Instructions for the task |
Pictures are not part of the copy. Retype the lines from the first one through the line that contains "(pacient) at (792.5,908.5)".

Records for this task |
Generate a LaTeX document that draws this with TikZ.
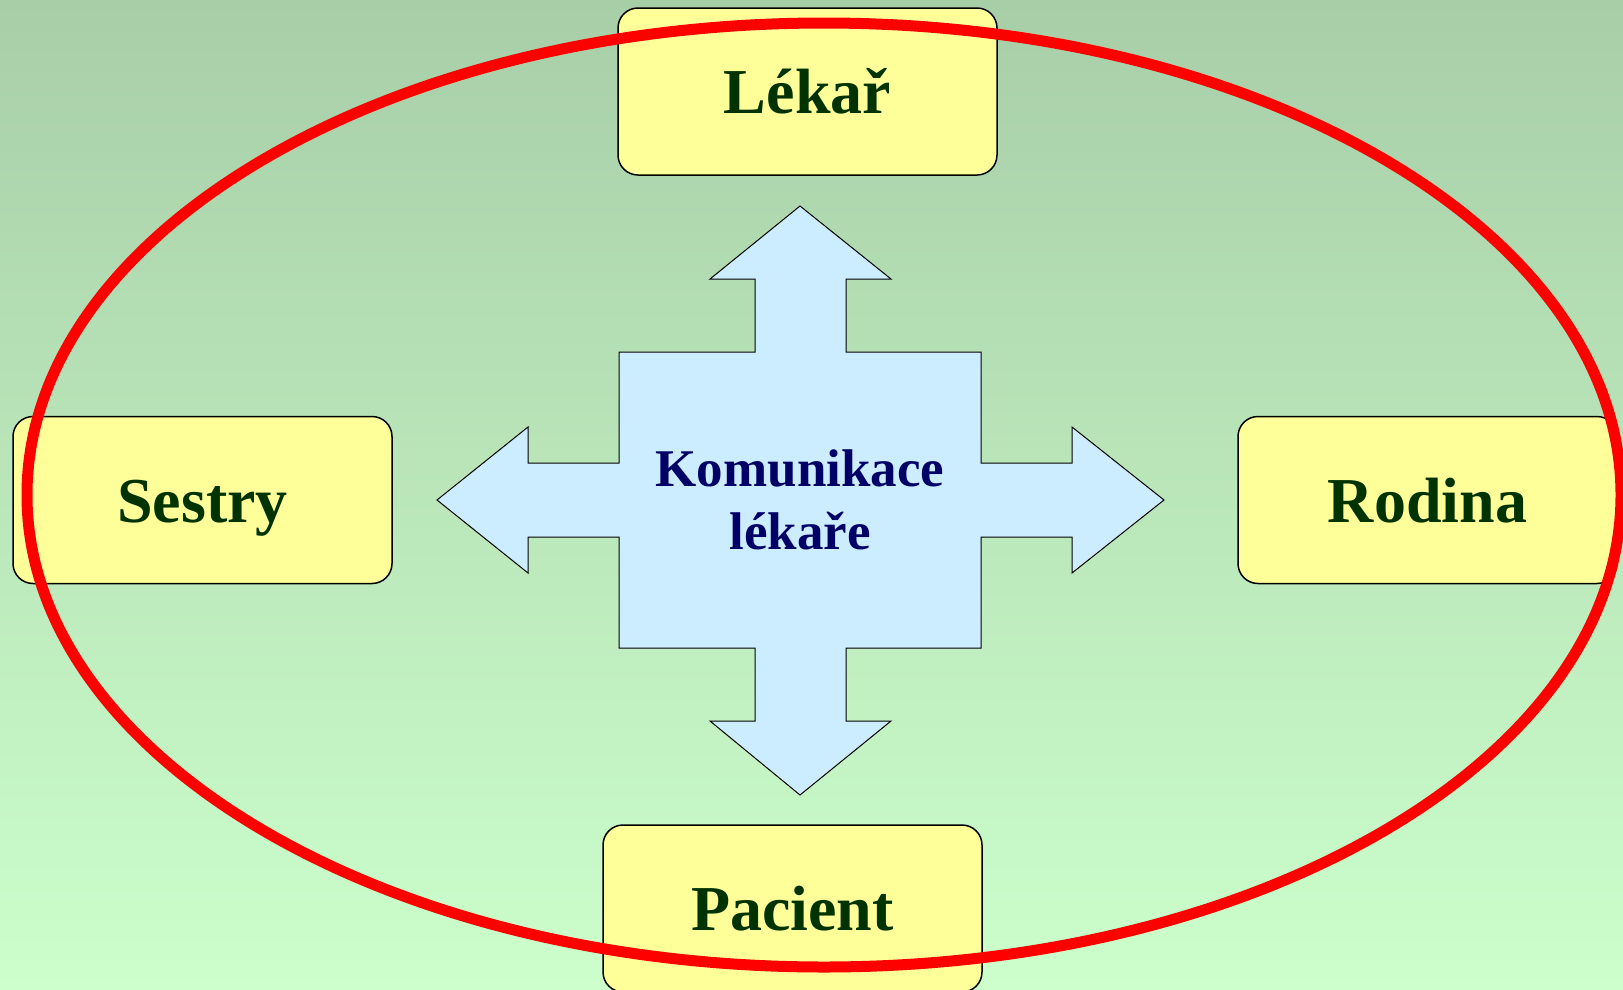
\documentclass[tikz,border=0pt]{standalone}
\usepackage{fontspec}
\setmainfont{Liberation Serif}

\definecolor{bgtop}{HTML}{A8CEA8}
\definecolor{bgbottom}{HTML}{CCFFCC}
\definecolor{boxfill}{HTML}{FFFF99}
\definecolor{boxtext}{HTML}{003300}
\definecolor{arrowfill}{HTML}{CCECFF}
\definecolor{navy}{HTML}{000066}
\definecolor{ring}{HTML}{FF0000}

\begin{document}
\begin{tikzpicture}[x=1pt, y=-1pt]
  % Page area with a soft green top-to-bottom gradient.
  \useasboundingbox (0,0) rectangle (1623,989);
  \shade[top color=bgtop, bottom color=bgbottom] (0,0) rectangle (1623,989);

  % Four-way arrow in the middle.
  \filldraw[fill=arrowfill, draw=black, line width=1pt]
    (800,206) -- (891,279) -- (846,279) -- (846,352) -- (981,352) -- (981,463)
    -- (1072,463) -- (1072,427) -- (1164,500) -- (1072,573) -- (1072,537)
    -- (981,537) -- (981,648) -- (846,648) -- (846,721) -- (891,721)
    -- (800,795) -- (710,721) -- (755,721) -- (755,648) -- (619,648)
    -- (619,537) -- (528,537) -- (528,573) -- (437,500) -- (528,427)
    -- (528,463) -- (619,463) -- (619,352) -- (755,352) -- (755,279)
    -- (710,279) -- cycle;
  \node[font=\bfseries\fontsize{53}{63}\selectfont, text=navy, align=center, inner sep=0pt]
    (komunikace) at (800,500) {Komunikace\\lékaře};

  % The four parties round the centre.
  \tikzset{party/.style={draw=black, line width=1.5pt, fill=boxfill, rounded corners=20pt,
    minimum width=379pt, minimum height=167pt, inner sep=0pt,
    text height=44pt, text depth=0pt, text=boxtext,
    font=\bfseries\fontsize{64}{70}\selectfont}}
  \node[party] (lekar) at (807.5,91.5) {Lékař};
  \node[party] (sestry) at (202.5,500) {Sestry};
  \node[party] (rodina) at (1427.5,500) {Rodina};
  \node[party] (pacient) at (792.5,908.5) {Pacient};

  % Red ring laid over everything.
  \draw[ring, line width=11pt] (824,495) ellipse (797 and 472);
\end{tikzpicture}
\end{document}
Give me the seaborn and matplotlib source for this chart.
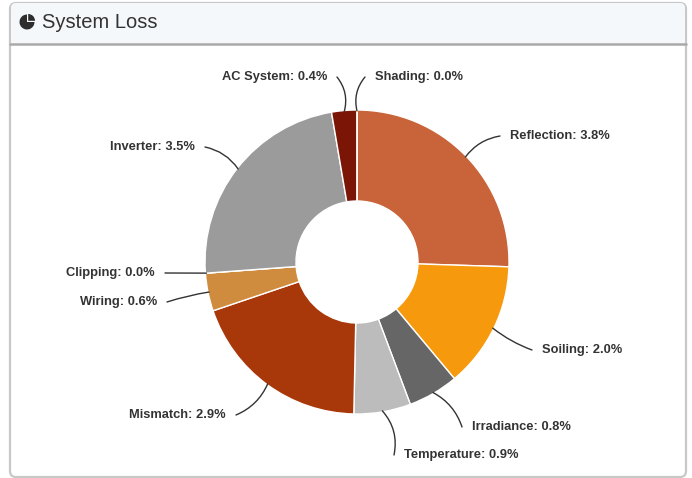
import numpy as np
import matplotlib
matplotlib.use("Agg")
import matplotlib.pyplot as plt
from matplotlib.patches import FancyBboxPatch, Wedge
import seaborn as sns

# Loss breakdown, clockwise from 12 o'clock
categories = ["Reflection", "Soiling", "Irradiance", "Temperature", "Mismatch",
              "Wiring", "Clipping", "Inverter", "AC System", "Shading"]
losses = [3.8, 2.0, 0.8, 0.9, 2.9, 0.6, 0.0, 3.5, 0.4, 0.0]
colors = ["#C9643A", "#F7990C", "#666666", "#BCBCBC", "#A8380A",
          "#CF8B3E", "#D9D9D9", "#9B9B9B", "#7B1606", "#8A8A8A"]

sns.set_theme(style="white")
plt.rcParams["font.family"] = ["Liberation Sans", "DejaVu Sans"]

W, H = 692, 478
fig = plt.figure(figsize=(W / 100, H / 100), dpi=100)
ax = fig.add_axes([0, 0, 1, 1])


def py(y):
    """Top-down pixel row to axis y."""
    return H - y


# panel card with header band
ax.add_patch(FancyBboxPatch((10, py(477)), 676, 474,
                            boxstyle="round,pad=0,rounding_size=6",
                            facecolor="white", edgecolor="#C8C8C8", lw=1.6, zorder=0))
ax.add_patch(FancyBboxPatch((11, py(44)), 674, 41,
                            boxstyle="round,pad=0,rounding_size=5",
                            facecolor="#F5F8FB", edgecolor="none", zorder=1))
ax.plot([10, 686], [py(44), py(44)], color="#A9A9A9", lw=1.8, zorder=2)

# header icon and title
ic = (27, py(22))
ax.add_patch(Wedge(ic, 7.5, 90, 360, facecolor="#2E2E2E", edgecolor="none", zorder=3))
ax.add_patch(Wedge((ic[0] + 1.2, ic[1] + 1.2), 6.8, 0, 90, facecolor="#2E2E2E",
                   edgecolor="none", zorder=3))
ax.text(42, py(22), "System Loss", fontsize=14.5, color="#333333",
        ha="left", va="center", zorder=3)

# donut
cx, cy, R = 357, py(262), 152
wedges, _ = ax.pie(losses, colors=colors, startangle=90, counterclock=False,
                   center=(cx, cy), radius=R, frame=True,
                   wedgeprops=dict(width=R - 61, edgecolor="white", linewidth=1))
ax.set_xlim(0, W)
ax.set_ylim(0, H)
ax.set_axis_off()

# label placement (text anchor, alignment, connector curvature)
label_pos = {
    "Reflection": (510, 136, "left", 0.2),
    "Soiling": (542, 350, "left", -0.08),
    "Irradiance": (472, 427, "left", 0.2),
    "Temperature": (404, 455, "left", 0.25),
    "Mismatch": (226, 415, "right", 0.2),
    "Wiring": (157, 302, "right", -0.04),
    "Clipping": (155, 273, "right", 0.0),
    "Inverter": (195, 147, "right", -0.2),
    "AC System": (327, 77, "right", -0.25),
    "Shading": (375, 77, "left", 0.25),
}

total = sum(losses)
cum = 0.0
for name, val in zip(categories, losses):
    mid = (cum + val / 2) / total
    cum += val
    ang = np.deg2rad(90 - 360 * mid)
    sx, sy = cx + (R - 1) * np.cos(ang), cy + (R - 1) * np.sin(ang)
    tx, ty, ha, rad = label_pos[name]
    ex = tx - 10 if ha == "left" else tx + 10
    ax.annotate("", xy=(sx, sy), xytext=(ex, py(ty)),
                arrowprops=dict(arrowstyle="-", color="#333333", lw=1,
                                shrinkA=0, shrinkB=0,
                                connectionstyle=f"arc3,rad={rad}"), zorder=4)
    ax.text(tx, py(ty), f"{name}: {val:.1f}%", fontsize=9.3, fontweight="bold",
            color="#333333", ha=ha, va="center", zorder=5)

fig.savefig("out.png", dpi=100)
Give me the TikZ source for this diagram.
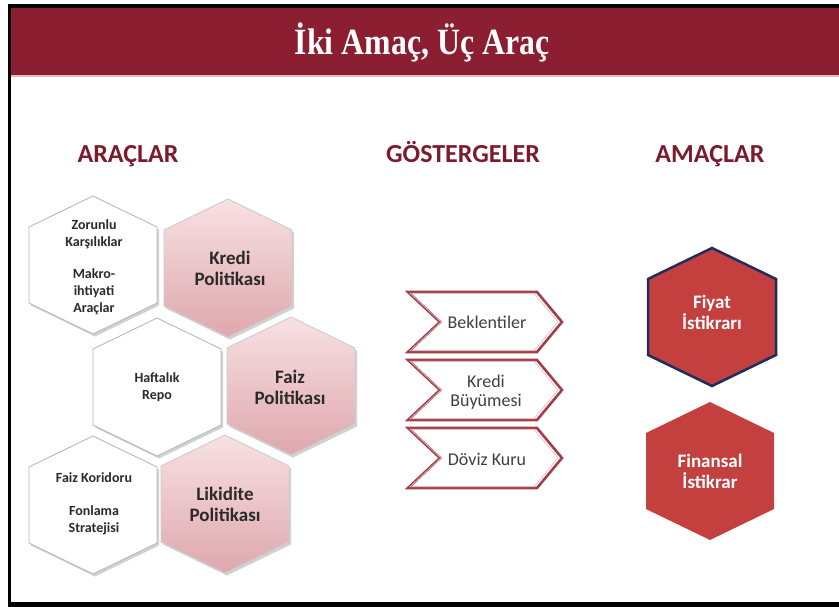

Complete answer |
Generate a LaTeX document that draws this with TikZ.
\documentclass[tikz,border=0pt]{standalone}
\usepackage{fontspec}
\setmainfont{Liberation Serif}

\definecolor{bgtop}{HTML}{A8CEA8}
\definecolor{bgbottom}{HTML}{CCFFCC}
\definecolor{boxfill}{HTML}{FFFF99}
\definecolor{boxtext}{HTML}{003300}
\definecolor{arrowfill}{HTML}{CCECFF}
\definecolor{navy}{HTML}{000066}
\definecolor{ring}{HTML}{FF0000}

\begin{document}
\begin{tikzpicture}[x=1pt, y=-1pt]
  % Page area with a soft green top-to-bottom gradient.
  \useasboundingbox (0,0) rectangle (1623,989);
  \shade[top color=bgtop, bottom color=bgbottom] (0,0) rectangle (1623,989);

  % Four-way arrow in the middle.
  \filldraw[fill=arrowfill, draw=black, line width=1pt]
    (800,206) -- (891,279) -- (846,279) -- (846,352) -- (981,352) -- (981,463)
    -- (1072,463) -- (1072,427) -- (1164,500) -- (1072,573) -- (1072,537)
    -- (981,537) -- (981,648) -- (846,648) -- (846,721) -- (891,721)
    -- (800,795) -- (710,721) -- (755,721) -- (755,648) -- (619,648)
    -- (619,537) -- (528,537) -- (528,573) -- (437,500) -- (528,427)
    -- (528,463) -- (619,463) -- (619,352) -- (755,352) -- (755,279)
    -- (710,279) -- cycle;
  \node[font=\bfseries\fontsize{53}{63}\selectfont, text=navy, align=center, inner sep=0pt]
    (komunikace) at (800,500) {Komunikace\\lékaře};

  % The four parties round the centre.
  \tikzset{party/.style={draw=black, line width=1.5pt, fill=boxfill, rounded corners=20pt,
    minimum width=379pt, minimum height=167pt, inner sep=0pt,
    text height=44pt, text depth=0pt, text=boxtext,
    font=\bfseries\fontsize{64}{70}\selectfont}}
  \node[party] (lekar) at (807.5,91.5) {Lékař};
  \node[party] (sestry) at (202.5,500) {Sestry};
  \node[party] (rodina) at (1427.5,500) {Rodina};
  \node[party] (pacient) at (792.5,908.5) {Pacient};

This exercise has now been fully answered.